§ **Exercise prompt**
Skip the pictures, please, and write out exactly the lines from the opening of the data through the line containing "p.title.text_color = TXT".

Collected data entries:
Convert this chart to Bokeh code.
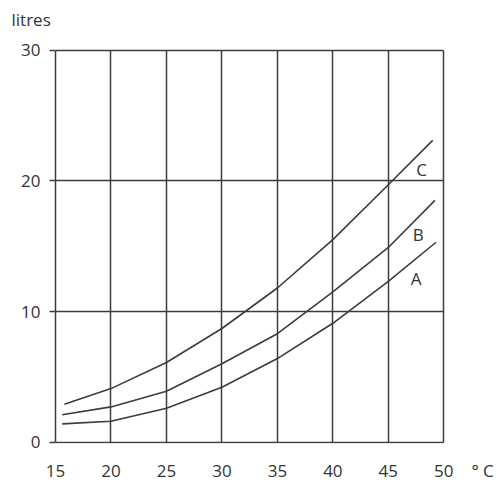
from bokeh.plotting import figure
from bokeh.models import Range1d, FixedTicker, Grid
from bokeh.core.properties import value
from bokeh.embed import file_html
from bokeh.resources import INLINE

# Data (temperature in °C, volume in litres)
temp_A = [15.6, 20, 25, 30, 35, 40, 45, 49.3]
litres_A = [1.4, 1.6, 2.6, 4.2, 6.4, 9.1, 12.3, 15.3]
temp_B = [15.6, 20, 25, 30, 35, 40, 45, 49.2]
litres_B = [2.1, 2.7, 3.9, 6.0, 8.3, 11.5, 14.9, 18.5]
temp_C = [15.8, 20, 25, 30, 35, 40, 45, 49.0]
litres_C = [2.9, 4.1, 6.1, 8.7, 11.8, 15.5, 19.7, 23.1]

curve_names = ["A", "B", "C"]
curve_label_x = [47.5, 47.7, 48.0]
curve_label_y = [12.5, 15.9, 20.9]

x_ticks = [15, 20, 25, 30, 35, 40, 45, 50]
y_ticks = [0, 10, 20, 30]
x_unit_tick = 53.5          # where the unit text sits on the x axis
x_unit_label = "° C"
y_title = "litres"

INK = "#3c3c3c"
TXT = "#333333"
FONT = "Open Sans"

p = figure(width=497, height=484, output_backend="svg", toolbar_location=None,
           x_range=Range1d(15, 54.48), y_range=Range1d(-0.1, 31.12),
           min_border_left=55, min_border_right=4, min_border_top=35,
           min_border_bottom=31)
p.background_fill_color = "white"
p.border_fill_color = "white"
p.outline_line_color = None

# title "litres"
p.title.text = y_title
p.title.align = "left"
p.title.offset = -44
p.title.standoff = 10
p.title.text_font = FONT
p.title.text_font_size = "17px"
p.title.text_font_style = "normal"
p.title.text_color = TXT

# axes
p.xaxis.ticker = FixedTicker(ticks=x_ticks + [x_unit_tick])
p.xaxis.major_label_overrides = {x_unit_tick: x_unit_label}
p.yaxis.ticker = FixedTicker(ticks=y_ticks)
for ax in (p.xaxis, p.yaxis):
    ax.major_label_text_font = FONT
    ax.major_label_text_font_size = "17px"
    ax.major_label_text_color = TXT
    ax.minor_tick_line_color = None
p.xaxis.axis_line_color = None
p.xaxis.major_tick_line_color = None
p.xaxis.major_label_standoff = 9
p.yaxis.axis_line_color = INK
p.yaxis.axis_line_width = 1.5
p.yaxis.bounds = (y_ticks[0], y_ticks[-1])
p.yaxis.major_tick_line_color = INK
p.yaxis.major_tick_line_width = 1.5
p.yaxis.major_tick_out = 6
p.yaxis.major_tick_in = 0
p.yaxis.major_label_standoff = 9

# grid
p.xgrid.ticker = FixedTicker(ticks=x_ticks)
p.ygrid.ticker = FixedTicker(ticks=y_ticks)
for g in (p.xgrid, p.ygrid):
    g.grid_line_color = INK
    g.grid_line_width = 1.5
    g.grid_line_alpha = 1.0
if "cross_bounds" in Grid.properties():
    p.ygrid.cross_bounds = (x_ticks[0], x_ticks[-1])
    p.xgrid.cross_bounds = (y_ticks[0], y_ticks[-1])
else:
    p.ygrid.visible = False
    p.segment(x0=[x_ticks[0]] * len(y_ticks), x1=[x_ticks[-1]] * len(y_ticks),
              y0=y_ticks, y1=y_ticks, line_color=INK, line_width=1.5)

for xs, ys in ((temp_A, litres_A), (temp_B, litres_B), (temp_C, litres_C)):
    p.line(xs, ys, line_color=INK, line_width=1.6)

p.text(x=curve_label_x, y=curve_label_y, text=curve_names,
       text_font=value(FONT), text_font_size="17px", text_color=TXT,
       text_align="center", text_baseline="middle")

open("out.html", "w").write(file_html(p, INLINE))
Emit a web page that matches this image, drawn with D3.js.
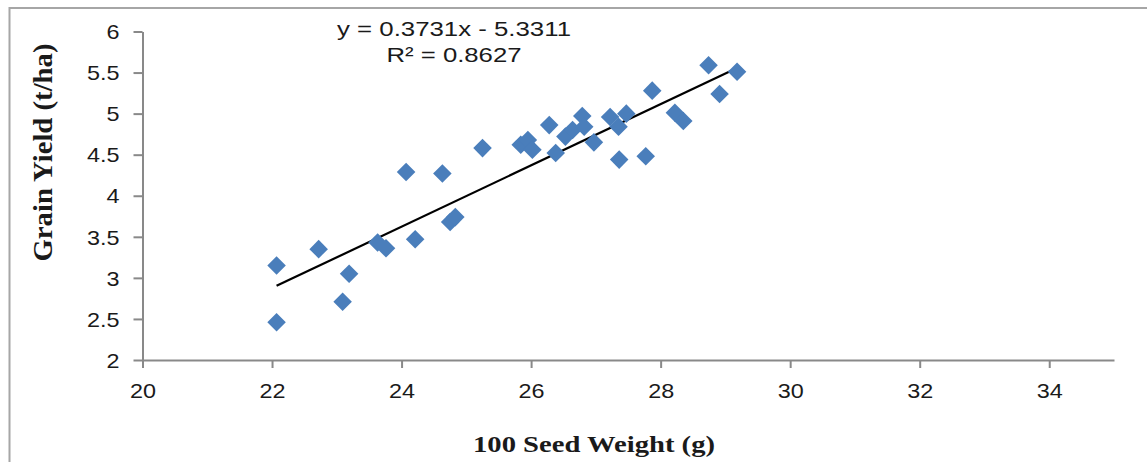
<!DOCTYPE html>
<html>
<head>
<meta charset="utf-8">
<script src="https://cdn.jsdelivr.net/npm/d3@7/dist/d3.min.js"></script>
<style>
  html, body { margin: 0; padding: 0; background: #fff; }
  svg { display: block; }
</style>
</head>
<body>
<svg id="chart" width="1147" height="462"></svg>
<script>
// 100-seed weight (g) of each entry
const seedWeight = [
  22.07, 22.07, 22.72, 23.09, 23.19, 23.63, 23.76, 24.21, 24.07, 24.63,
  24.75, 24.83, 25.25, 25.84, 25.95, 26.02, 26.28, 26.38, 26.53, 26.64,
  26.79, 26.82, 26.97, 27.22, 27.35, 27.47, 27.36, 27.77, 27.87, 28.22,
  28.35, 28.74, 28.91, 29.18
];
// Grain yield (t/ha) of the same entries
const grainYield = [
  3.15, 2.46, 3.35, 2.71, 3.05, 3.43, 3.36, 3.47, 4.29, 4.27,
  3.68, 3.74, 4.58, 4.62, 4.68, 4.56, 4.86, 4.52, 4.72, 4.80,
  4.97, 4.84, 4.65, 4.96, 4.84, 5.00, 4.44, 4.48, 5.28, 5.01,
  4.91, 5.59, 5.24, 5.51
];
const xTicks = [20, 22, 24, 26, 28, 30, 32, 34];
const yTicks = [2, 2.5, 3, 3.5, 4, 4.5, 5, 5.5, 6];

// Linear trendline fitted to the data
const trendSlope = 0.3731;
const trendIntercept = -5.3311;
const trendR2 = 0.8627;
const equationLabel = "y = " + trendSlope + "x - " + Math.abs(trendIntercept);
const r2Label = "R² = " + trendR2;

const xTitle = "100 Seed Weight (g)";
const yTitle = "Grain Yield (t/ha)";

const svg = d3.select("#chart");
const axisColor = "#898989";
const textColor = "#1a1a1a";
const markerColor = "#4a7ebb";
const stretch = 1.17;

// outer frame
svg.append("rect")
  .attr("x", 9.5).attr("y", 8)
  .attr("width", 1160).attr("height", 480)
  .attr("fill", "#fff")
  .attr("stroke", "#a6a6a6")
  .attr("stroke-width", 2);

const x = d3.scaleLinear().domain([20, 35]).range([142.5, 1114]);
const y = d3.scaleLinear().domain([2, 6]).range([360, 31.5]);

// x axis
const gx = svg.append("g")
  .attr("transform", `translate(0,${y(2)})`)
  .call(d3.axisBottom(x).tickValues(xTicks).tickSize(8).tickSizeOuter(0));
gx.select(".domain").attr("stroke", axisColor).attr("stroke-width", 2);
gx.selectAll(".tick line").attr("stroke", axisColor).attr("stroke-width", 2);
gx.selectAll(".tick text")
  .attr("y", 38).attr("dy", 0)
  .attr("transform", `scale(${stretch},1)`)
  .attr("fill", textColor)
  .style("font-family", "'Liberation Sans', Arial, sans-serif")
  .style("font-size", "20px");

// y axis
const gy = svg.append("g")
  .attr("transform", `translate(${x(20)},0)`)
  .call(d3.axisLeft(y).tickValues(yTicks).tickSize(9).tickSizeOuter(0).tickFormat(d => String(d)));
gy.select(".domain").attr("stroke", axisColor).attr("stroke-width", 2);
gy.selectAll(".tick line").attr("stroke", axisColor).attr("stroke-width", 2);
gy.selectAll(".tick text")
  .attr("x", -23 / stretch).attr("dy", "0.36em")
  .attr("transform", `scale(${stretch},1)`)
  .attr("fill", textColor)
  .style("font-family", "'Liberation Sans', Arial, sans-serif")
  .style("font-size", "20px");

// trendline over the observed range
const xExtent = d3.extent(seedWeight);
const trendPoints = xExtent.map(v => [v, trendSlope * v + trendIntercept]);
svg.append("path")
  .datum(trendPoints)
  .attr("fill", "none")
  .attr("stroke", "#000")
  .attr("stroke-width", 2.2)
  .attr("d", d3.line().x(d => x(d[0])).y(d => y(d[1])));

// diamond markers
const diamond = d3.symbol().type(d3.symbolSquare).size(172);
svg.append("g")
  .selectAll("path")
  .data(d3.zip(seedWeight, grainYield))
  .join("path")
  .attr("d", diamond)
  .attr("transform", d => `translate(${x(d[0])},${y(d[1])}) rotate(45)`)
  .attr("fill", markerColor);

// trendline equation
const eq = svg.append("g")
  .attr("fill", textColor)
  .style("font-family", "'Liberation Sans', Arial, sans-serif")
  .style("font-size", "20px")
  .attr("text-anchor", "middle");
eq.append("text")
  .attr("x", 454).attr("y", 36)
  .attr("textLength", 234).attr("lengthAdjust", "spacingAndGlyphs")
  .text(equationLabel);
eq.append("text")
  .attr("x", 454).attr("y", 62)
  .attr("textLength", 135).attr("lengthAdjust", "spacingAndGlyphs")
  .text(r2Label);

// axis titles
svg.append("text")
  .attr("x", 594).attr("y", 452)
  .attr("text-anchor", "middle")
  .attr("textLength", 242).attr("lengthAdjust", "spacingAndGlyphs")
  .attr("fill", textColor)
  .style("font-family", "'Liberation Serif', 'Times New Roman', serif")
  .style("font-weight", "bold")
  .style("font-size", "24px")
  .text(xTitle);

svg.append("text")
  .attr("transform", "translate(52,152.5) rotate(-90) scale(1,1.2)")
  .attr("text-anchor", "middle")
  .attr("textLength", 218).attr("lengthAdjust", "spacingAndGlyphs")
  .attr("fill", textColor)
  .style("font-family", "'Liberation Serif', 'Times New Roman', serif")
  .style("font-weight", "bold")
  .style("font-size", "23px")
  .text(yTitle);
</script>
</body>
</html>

§ **Task solution**
Convert this chart to Bokeh code.
from bokeh.plotting import figure
from bokeh.models import Range1d, FixedTicker, Grid
from bokeh.core.properties import value
from bokeh.embed import file_html
from bokeh.resources import INLINE

# Data (temperature in °C, volume in litres)
temp_A = [15.6, 20, 25, 30, 35, 40, 45, 49.3]
litres_A = [1.4, 1.6, 2.6, 4.2, 6.4, 9.1, 12.3, 15.3]
temp_B = [15.6, 20, 25, 30, 35, 40, 45, 49.2]
litres_B = [2.1, 2.7, 3.9, 6.0, 8.3, 11.5, 14.9, 18.5]
temp_C = [15.8, 20, 25, 30, 35, 40, 45, 49.0]
litres_C = [2.9, 4.1, 6.1, 8.7, 11.8, 15.5, 19.7, 23.1]

curve_names = ["A", "B", "C"]
curve_label_x = [47.5, 47.7, 48.0]
curve_label_y = [12.5, 15.9, 20.9]

x_ticks = [15, 20, 25, 30, 35, 40, 45, 50]
y_ticks = [0, 10, 20, 30]
x_unit_tick = 53.5          # where the unit text sits on the x axis
x_unit_label = "° C"
y_title = "litres"

INK = "#3c3c3c"
TXT = "#333333"
FONT = "Open Sans"

p = figure(width=497, height=484, output_backend="svg", toolbar_location=None,
           x_range=Range1d(15, 54.48), y_range=Range1d(-0.1, 31.12),
           min_border_left=55, min_border_right=4, min_border_top=35,
           min_border_bottom=31)
p.background_fill_color = "white"
p.border_fill_color = "white"
p.outline_line_color = None

# title "litres"
p.title.text = y_title
p.title.align = "left"
p.title.offset = -44
p.title.standoff = 10
p.title.text_font = FONT
p.title.text_font_size = "17px"
p.title.text_font_style = "normal"
p.title.text_color = TXT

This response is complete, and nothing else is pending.